Article in English | MEDLINE | ID: covidwho-2008731

ABSTRACT

INTRODUCTION: Rural and remote general practices face increasing demands for care without the workforce required to meet patient needs. The coronavirus pandemic has created an opportunity to explore sustainable, telehealth-driven solutions to this chronic and complex problem. OBJECTIVE: This review examined interventions using offsite primary care providers to deliver ongoing patient care via telehealth to support rural and remote general practices. We aimed to understand the impact of such interventions on the Quadruple Aim (patient experience, provider experience, health care costs, and health outcomes). DESIGN: A rapid review of studies published from 2011 and grey literature published from 2016. FINDINGS: Six studies met the eligibility criteria. No eligible Australian studies were identified. Most studies investigated ongoing primary care services provided via telehealth by offsite pharmacists. Patients and rural primary care staff reported positive experiences with the interventions.
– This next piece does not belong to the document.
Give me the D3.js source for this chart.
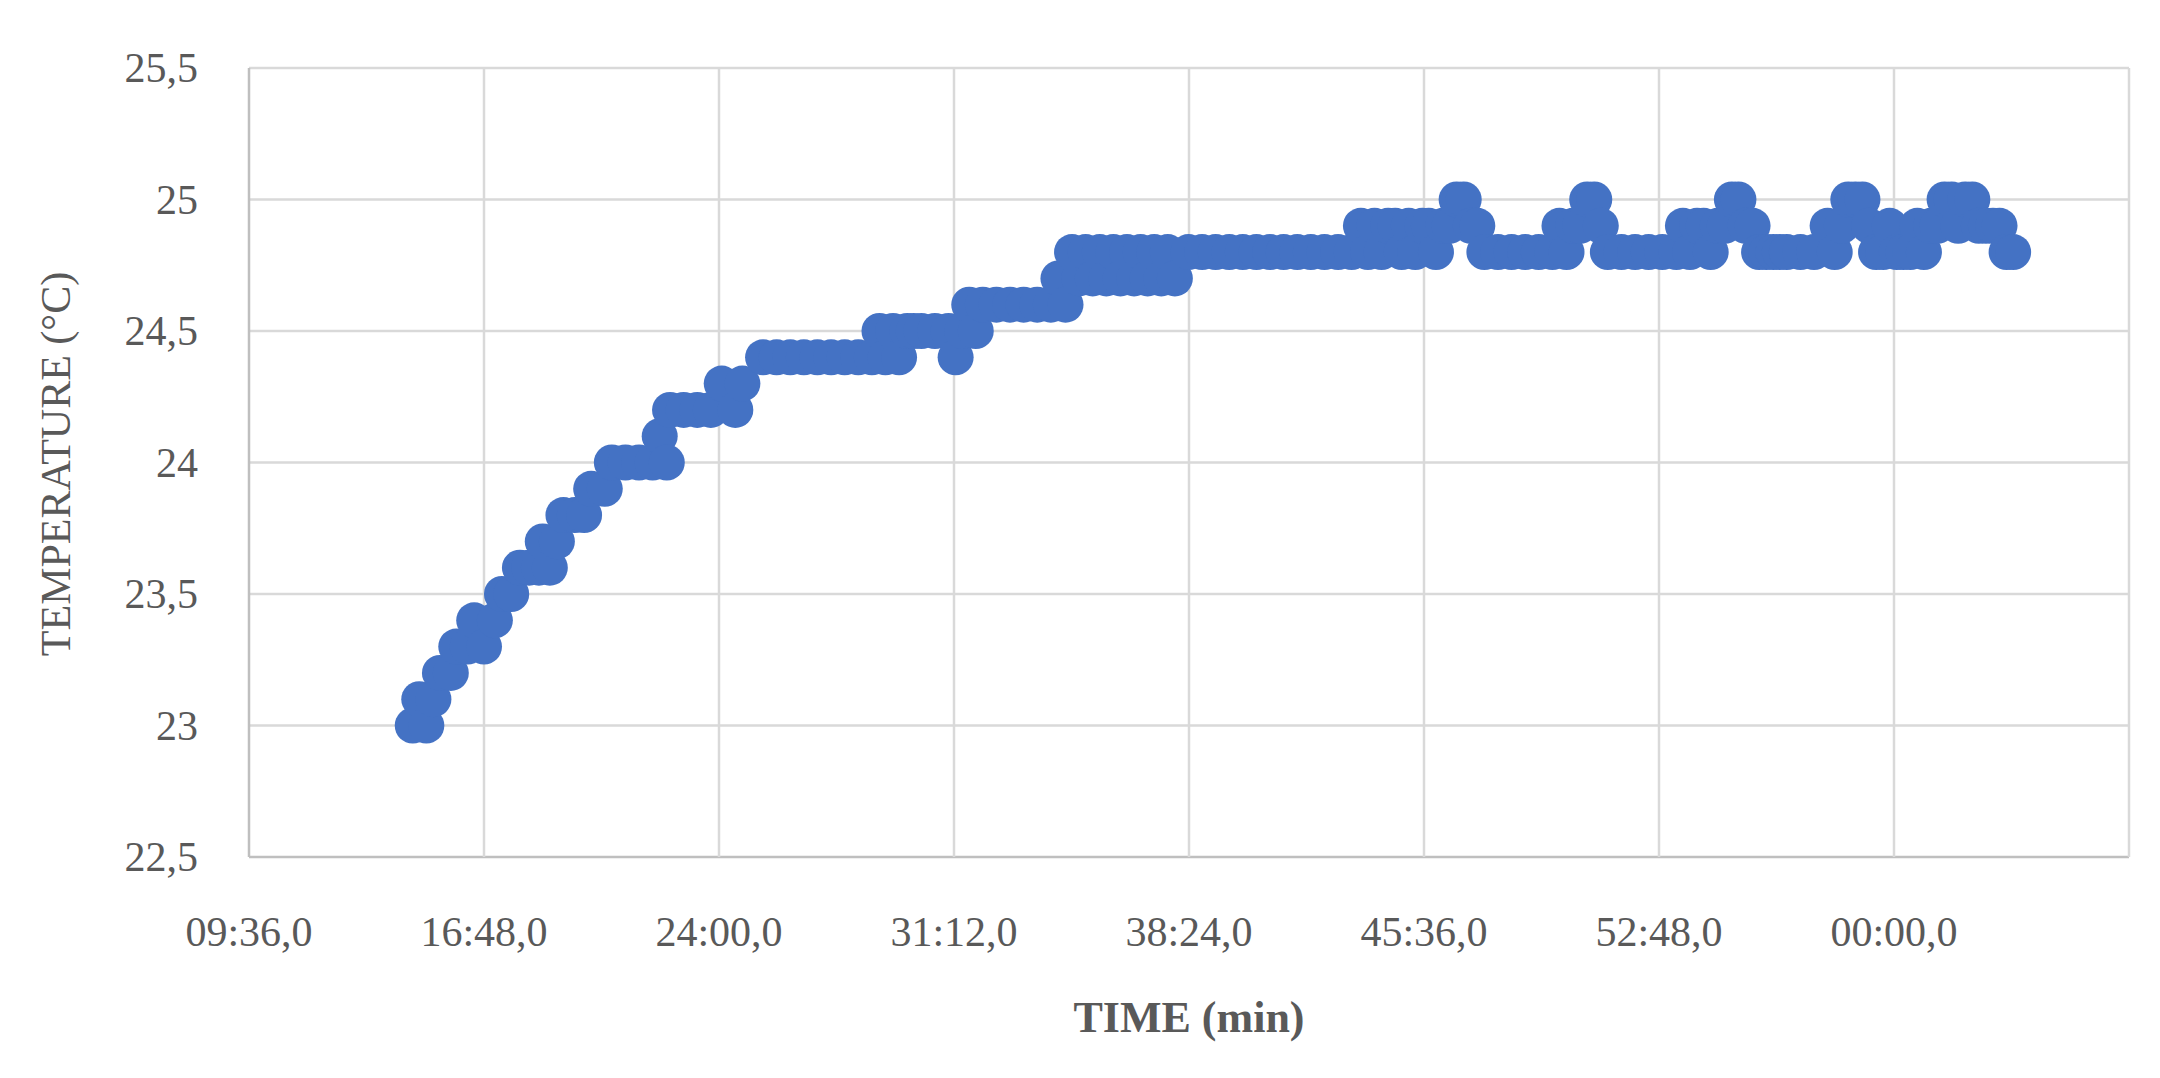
<!DOCTYPE html>
<html><head><meta charset="utf-8">
<script src="https://cdn.jsdelivr.net/npm/d3@7"></script>
<style>body{margin:0;background:#fff}</style></head>
<body><svg id="c" width="2160" height="1078"></svg>
<script>
// readings: [time in seconds (axis starts at 09:36 = 576 s), temperature °C]
const readings = [
[877,23.0],[889,23.1],[902,23.0],[915,23.1],[927,23.2],[947,23.2],[957,23.3],[978,23.3],[990,23.4],[1008,23.3],[1028,23.4],[1041,23.5],[1058,23.5],[1074,23.6],[1091,23.6],[1109,23.6],[1116,23.7],[1129,23.6],[1142,23.7],[1154,23.8],[1175,23.8],[1192,23.8],[1205,23.9],[1230,23.9],[1243,24.0],[1268,24.0],[1293,24.0],[1318,24.0],[1331,24.1],[1344,24.0],[1350,24.2],[1375,24.2],[1400,24.2],[1425,24.2],[1445,24.3],[1470,24.2],[1483,24.3],
[1521,24.4],[1546,24.4],[1571,24.4],[1596,24.4],[1621,24.4],[1646,24.4],[1671,24.4],[1696,24.4],[1721,24.4],[1735,24.5],[1746,24.4],[1760,24.5],[1771,24.4],[1786,24.5],[1798,24.5],[1812,24.5],[1837,24.5],[1862,24.5],[1875,24.4],[1887,24.5],[1900,24.6],[1912,24.5],[1925,24.6],[1950,24.6],[1975,24.6],[2000,24.6],[2025,24.6],[2050,24.6],[2064,24.7],[2077,24.6],[2089,24.8],[2102,24.7],[2114,24.8],[2127,24.7],[2140,24.8],[2152,24.7],[2165,24.8],[2178,24.7],[2190,24.8],[2203,24.7],[2215,24.8],[2228,24.7],[2240,24.8],[2253,24.7],[2265,24.8],[2278,24.7],
[2303,24.8],[2328,24.8],[2353,24.8],[2378,24.8],[2403,24.8],[2428,24.8],[2453,24.8],[2478,24.8],[2503,24.8],[2528,24.8],[2553,24.8],[2578,24.8],[2603,24.8],[2620,24.9],[2633,24.8],[2645,24.9],[2658,24.8],[2670,24.9],[2683,24.9],[2695,24.8],[2708,24.9],[2720,24.8],[2733,24.9],[2745,24.9],[2758,24.8],[2771,24.9],[2783,24.9],[2796,25.0],[2809,25.0],[2822,24.9],[2834,24.9],[2847,24.8],[2872,24.8],[2897,24.8],[2922,24.8],[2947,24.8],[2972,24.8],[2985,24.9],[2998,24.8],[3010,24.9],[3023,24.9],[3036,25.0],[3049,25.0],[3061,24.9],[3074,24.8],[3099,24.8],[3124,24.8],[3149,24.8],[3174,24.8],[3200,24.8],[3212,24.9],[3225,24.8],[3238,24.9],[3250,24.9],[3263,24.8],[3276,24.9],[3289,24.9],[3302,25.0],[3314,25.0],[3327,24.9],[3340,24.9],[3352,24.8],[3365,24.8],[3378,24.8],[3390,24.8],[3403,24.8],[3428,24.8],[3453,24.8],[3478,24.9],[3491,24.8],[3504,24.9],[3516,25.0],[3529,25.0],[3542,25.0],[3554,24.9],[3567,24.8],[3580,24.8],[3592,24.9],[3605,24.8],[3617,24.8],[3630,24.8],[3643,24.9],[3655,24.8],[3668,24.9],[3680,24.9],[3693,25.0],[3706,25.0],[3718,24.9],[3731,25.0],[3744,25.0],[3756,24.9],[3769,24.9],[3782,24.9],[3794,24.9],[3807,24.8],[3819,24.8]
];
const xTicks = [576,1008,1440,1872,2304,2736,3168,3600,4032];
const yTicks = [22.5,23,23.5,24,24.5,25,25.5];

const svg = d3.select("#c");
const L=249,R=2129,T=68,B=857;
const x = d3.scaleLinear().domain([576,4032]).range([L,R]);
const y = d3.scaleLinear().domain([22.5,25.5]).range([B,T]);
const font = "'Liberation Serif','Times New Roman',serif";
const fmtT = s => { const m=Math.floor(s/60)%60, ss=s%60; return String(m).padStart(2,"0")+":"+String(ss).padStart(2,"0")+",0"; };

svg.append("g").selectAll("line").data(yTicks).join("line")
 .attr("x1",L).attr("x2",R).attr("y1",d=>y(d)).attr("y2",d=>y(d))
 .attr("stroke",d=>d===22.5?"#bfbfbf":"#d9d9d9").attr("stroke-width",2.5);
svg.append("g").selectAll("line").data(xTicks).join("line")
 .attr("x1",d=>x(d)).attr("x2",d=>x(d)).attr("y1",T).attr("y2",B)
 .attr("stroke",d=>d===576?"#bfbfbf":"#d9d9d9").attr("stroke-width",2.5);

svg.append("g").selectAll("text").data(yTicks).join("text")
 .attr("x",198).attr("y",d=>y(d)+14).attr("text-anchor","end")
 .attr("font-family",font).attr("font-size",42).attr("fill","#595959")
 .text(d=>String(d).replace(".",","));
svg.append("g").selectAll("text").data(xTicks.slice(0,-1)).join("text")
 .attr("x",d=>x(d)).attr("y",946).attr("text-anchor","middle")
 .attr("font-family",font).attr("font-size",42).attr("fill","#595959")
 .text(fmtT);

svg.append("g").selectAll("circle").data(readings).join("circle")
 .attr("cx",d=>x(d[0])).attr("cy",d=>y(d[1])).attr("r",18).attr("fill","#4472c4");

svg.append("text").attr("x",1189).attr("y",1032).attr("text-anchor","middle")
 .attr("font-family",font).attr("font-size",44).attr("font-weight","bold").attr("fill","#595959").text("TIME (min)");
svg.append("text").attr("transform","translate(70,464) rotate(-90)").attr("text-anchor","middle")
 .attr("font-family",font).attr("font-size",42).attr("fill","#595959").text("TEMPERATURE (°C)");
</script></body></html>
One study demonstrated potential return on investment for rural practices. While one study reported clinically and statistically significant improvements in health outcomes over time, two studies did not observe statistically significant differences in health outcomes between intervention and control cohorts. DISCUSSION: The Quadruple Aim should be carefully considered when designing, implementing, and evaluating interventions that involve offsite primary care providers using telehealth to support a sustainable workforce in rural and remote general practice. CONCLUSION: Sustainable solutions to workforce shortages in rural and remote general practice are needed urgently. Using offsite primary care providers to deliver telehealth and support practices in these regions is one possible solution that warrants further investigation, particularly in Australia.